Дмитрий Дульфан. Конец сюжетной логики


Опублікований коментар

Пов'язані профайли художників

Пов'язані роботи художників

Ирреальный канон – составляющая часть внереального повествования, вмещающая в себе иррацинальную субстанциональную мощь, сокрывающая все в единой пелене непрочитываемого сюжетного тождества, хранящая символику запредельного означающего, ведущая о фетишизированных зонах Неизвестного.

Внутренняя семиология визуального, составляющего смысловую запредельность означающего, строится на основе вневременной смысловой непрочитываемости (таинственности потустороннего), хранящая языковой барьер трансцендентальной логики, считываемой на иллюстративно-литературном опыте описаний процессорных форм декодировок и высказываний, опустошающих реальность своей чрезмерной правдоподобностью, относящих прочитывание в разряд иносказательных редукций в законтекстуальное безграничное поле деятельности. Псевдопроцессуарии, тормошащие ход повествовательной пелены, размазывающие систематизированные области бессознательного, повествующего сюжетного тождества отраженных в подсознательной мимикрии просветленного повествования (самадхи – контекст), складываются в бессознательное подсознания читаемого, редуцирующее отрефлектированность читателя, его внутренним сознанием или внешним бессознанием.

Подсознание видимого хранится в информативном поле неизведанного, считываемого импульсными всплесками, совпадениями с метафорической сценой видения, видимого внутри кажущегося, т. е., скрываемого снаружи.

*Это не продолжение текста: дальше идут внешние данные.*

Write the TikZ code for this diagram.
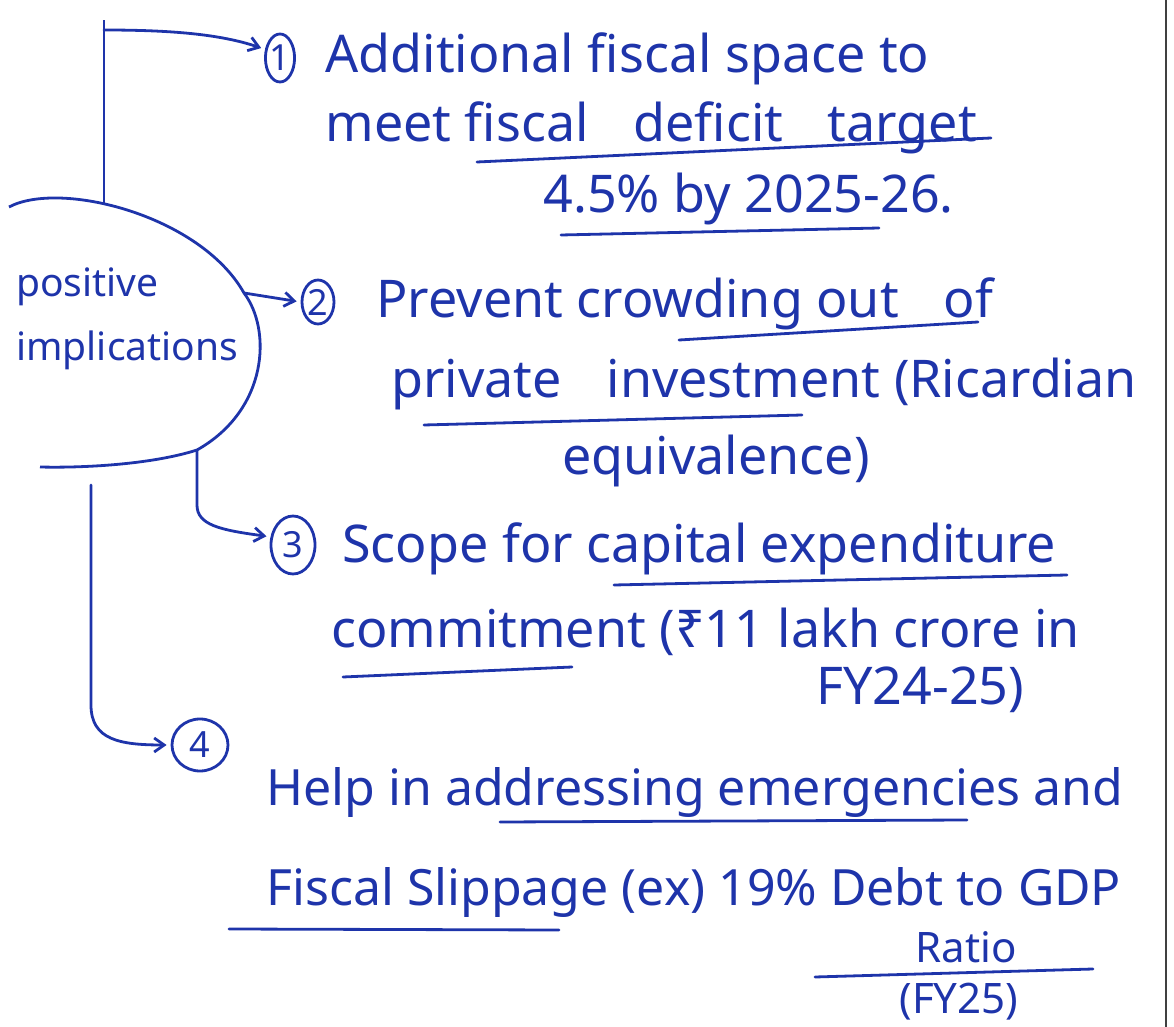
\documentclass[tikz,border=0pt]{standalone}
\usepackage{fontspec}
\setmainfont{Noto Sans}
\usetikzlibrary{arrows.meta,shapes.geometric}
\definecolor{ink}{RGB}{30,52,170}
\tikzset{every picture/.style={line width=1.4pt}}
\tikzset{
  txt/.style={anchor=base west, inner sep=0pt, text=ink, font=\fontsize{26}{30}\selectfont},
  txtsm/.style={txt, font=\fontsize{25}{30}\selectfont},
  txtxs/.style={txt, font=\fontsize{21}{24}\selectfont},
  numcirc/.style={ellipse, draw=ink, inner sep=0pt, text=ink, font=\fontsize{18}{20}\selectfont},
  uline/.style={draw=ink, line cap=round},
  conn/.style={draw=ink, line cap=round, shorten >=2pt, -{Straight Barb[length=5pt,width=7pt]}}
}

\begin{document}
\begin{tikzpicture}[x=0.5pt,y=0.5pt,yscale=-1,xscale=1]
\useasboundingbox (0,0) rectangle (1174,1027);

%Straight Lines: page edge
\draw [black!75, line width=1pt] (1166,0) -- (1166,1027);

%Shape: open oval round the title
\draw [ink] (9,207) .. controls (60,180) and (200,215) .. (244,293) .. controls (272,330) and (268,410) .. (197,450) .. controls (150,465) and (80,468) .. (40,467);
\coordinate (a1) at (104,204);
\coordinate (a2) at (244,293);
\coordinate (a3) at (197,450);
\coordinate (c1) at (104,30);
\coordinate (c4) at (91,485);

% Text Node
\node [txt, align=left, anchor=north west, font=\fontsize{19.5}{32}\selectfont] (pos) at (15,266) {positive\\implications};

% Circled numbers
\node [numcirc, minimum width=14pt, minimum height=24pt] (n1) at (280,58) {1};
\node [numcirc, minimum width=16pt, minimum height=22pt] (n2) at (318,302) {2};
\node [numcirc, minimum width=22pt, minimum height=29pt] (n3) at (293,545) {3};
\node [numcirc, minimum width=28pt, minimum height=26pt] (n4) at (200,745) {4};

%Straight Lines: connectors
\draw [ink] (a1) -- (104,20);
\draw [conn] (c1) .. controls (170,30) and (220,34) .. (n1.150);
\draw [conn] (a2) -- (n2.west);
\draw [conn] (a3) -- (197,505) .. controls (197,525) and (220,530) .. (n3.160);
\draw [conn] (c4) -- (91,705) .. controls (91,740) and (120,745) .. (n4.west);

% Text Node: point 1
\node [txt] (t1a) at (324,73) {Additional fiscal space to};
\node [txt] (t1b) at (324,142) {meet fiscal\hspace{0.6em} deficit\hspace{0.6em} target};
\node [txt] (t1c) at (542,213) {4.5\% by 2025-26.};
% Text Node: point 2
\node [txt] (t2a) at (375,318) {Prevent crowding out\hspace{0.6em} of};
\node [txt] (t2b) at (390,398) {private\hspace{0.6em} investment (Ricardian};
\node [txt] (t2c) at (561,474) {equivalence)};
% Text Node: point 3
\node [txt] (t3a) at (341,562) {Scope for capital expenditure};
\node [txt] (t3b) at (330,647) {commitment (₹11 lakh crore in};
\node [txt] (t3c) at (815,704) {FY24-25)};
% Text Node: point 4
\node [txtsm] (t4a) at (265,805) {Help in addressing emergencies and};
\node [txtsm] (t4b) at (265,905) {Fiscal Slippage (ex) 19\% Debt to GDP};
\node [txtxs] (t4c) at (914,962) {Ratio};
\node [txtxs] (t4d) at (898,1013) {(FY25)};

%Straight Lines: underlines
\draw [uline] (477,162) -- (991,138);
\draw [uline] (561,235) -- (879,228);
\draw [uline] (679,340) -- (978,322);
\draw [uline] (424,425) -- (802,415);
\draw [uline] (614,585) -- (1067,575);
\draw [uline] (343,677) -- (572,667);
\draw [uline] (500,822) -- (967,820);
\draw [uline] (229,929) -- (559,930);
\draw [uline] (815,977) -- (1093,969);

\end{tikzpicture}
\end{document}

Сцена Неизвестного составляет безграничное поле сворачивающихся вовнутрь метафорических реалий, соотносимых только с «безграничным истолковыванием» Неизведанных просторов ирреального тождества. Существующий образ Неизведанного хранится внутри видения и отождествляется с ирреальным сюжетом, разворачиваемым Ирреальным каноном, сохраняющим рефлекторную связь с реалией как таковой. За маской перевоплощений Неизведанное таит глубины неопознаных пространств, сохраняющих неуязвимость в сюжетной тактике и в подпространственном изображении недосказуемой иносказательности повествования, т.е., отстраняя субстанциональную материю путем задержки эмансипированного логического сюжета, мы визуализируем тишину повествования. Все это восходит к традициям опережать реальность, утрируя правоту читателя. Он же, обделенный писанием, ставится читающе-писающим, низводя Читающего в читающего и Пишущего в писающего, инкриминирующего глупую затею своей обделенностью «Мол, я тоже хочу…».

Сюжетная практика реформационных изюминок Неизвестного сохраняет истинного читающего в тех местах, где перечитываемая практика имеет особый статус, статус заучиваний, «зубрежек пустоты», где и проявляется механизм отрефлектированности Неизведанного. Там-то и происходят столкновения со сладчайшими фейерверками, «щегольствами контекстов». Наслаждаясь истинным чтением, мы понимаем сверхъестественность и бесполезность всего (самадхи – контекст), при этом, входя в состояние полного соприкосновения не с автором, а с его генетическим древом, на котором разрастаются плоды предков, плоды архаических сопоставлений и мифологических индукций, протекающих в жилах авторского древа, плоды персонификаций прошлого, в ретардации будущего «безумие и рассудок, смех и слезы». Оторвав взгляд, мы снова и снова вторгаемся через тернии фетишей туда, где нет ни словостроений, ни орфограмм, ни запятых, ни точек, туда, где глаза автора соприкасаются с твоими, где автор и ты единое целое, и только в таком случае, дочитывая книгу, читатель может смело заявить: «Эту книгу написал я», и только тогда, дописывая роман или книгу, предложение, автор может сказать: «Я больше никогда, никогда, никогда, вы слышите, – никогда не буду!»